Putting It Together: Role of Business


Now that you have been exposed to some of the terms and definitions we use in business, have you been able to find something that doesn’t have a link back to business? Let’s go back to where we started.

stack cards with question marks on them

If you were in your living room, then everything in your surroundings was most likely manufactured by a business for your use—chairs, television, computer, pens, pencils.

What if you had been at the coffee shop? Well, this one is easy, because you were doing your studying in a business and surrounded by people working for a business who were serving the customers of the business.

The last possibility we suggested was the beach. Well, the ocean doesn’t have anything to do with business, does it? Remember, in the module, we talked about nonprofit organizations as business entities. Aren’t there organizations that use their profits to support clean water and preservation of the coastline? What about the lifeguards at the beach who are paid by a business to keep swimmers safe? Where did the children get the shovels and pails they were using to play in the sand?

By this time, you should begin to see that even though you may not think of business as you go about your daily routine, it is always there, like the air we breathe. Throughout this text, you will learn about how businesses operate, why they engage in the activities they do, and numerous other components that go into this thing we call “business.”

In the meantime, don’t stop looking for something that qualifies as “non-business related”—you might find something after all.

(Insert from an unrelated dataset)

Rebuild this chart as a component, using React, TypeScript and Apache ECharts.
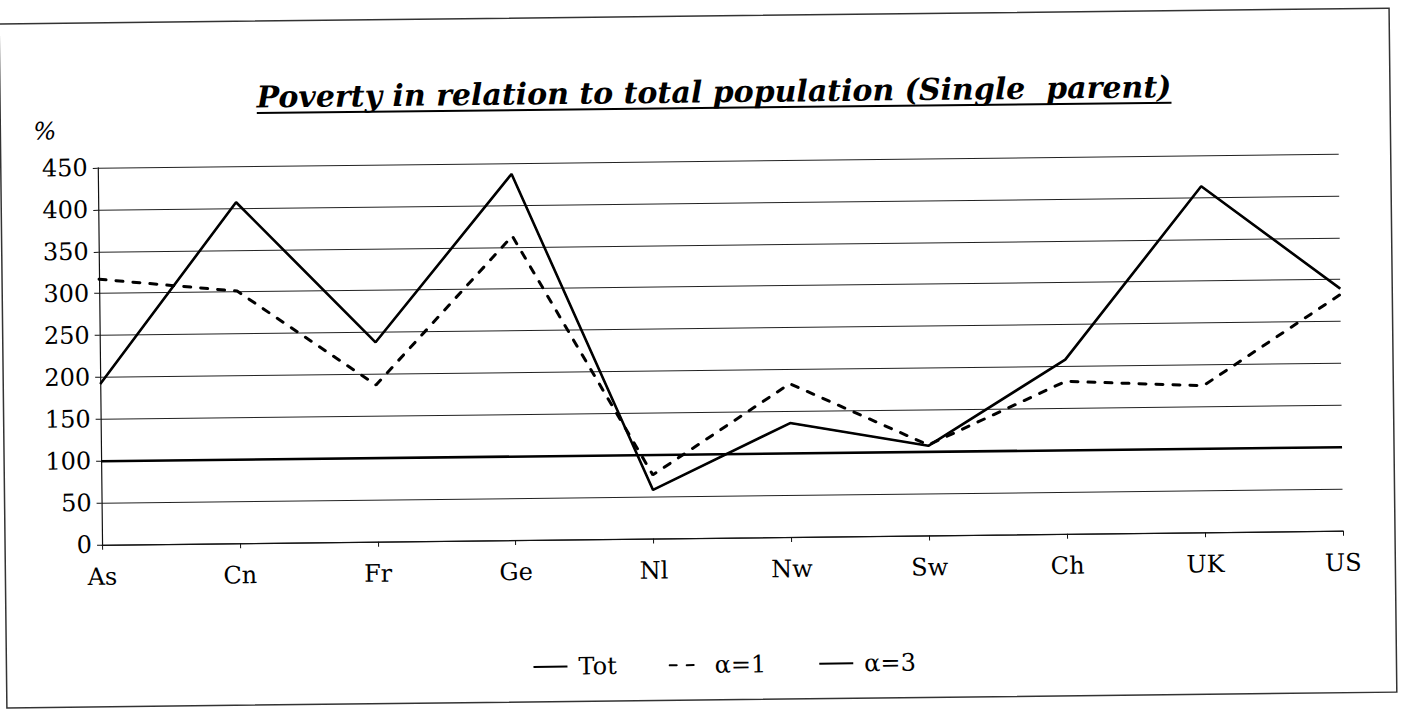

This module covered the role of business. Below is a summary of the topics covered in this module.

What Is Business?

We defined business as any kind of organization or action that creates goods or provides services. While it is usually undertaken with making a profit as the main goal, this isn’t always the case.

For-Profit vs. Non-Profit

For-profit businesses focus on earning a profit. They are concerned with the company’s well-being and success above all else. Non-profit organizations, on the other hand, are more goal-oriented. They are concerned with communities or members. Instead of focusing on earning money, non-profit organizations (NPOs) focus on their customers and their needs (e.g., credit unions, sports clubs, human service programs, aid, and development programs).

Factors of Production

In order to produce services or goods, a business needs four resources: land (or other natural resources), labor, capital, and entrepreneurship. Natural resources are defined as resources found in nature unaltered by man; these include oil, wind, trees, and so on. Labor can be divided into two general categories: physical labor and mental labor. Both kinds of work are necessary for success. Capital includes things created by human beings that are used to make other goods: power tools, computers, and even art (which can be used to create museums or art shows). Money is not considered to be capital. An entrepreneur is the person who starts the company or business—without them, the business would not exist to begin with.

Functional Areas

Businesses are made up of functional areas—different activities that need to be done to maintain the business. These include management, operations, marketing, accounting, and finance. Management ensures employees are on task and that each employee is being leveraged in the way that makes the business most efficient. Operations watches over production and ensures quality of product. Marketing brings in customers, both by making the business look appealing to customers and by taking customer feedback to improve the business. Accounting keeps track of the money currently coming in and the money currently being spent. Finance plans for future expenses and income.


There are two kinds of stakeholders (individuals who have a vested interest in a company): internal stakeholders and external stakeholders. Internal stakeholders include employees, managers, and owners. These individuals are vested in the company, because they directly depend on it for income. External stakeholders include customers, shareholders, creditors, suppliers, and others. These people have a legitimate interest in the company for various reasons and can all be affected by actions that the business takes.

External Forces

A business is not just influenced by itself—everything in the world around it can impact a business. A business may create a fun new toy, but if the economy is suffering, and consumers aren’t buying a lot of things they do not need, then the business most likely won’t succeed. Business can be affected by the economy, consumer trends, government regulations, and many other things.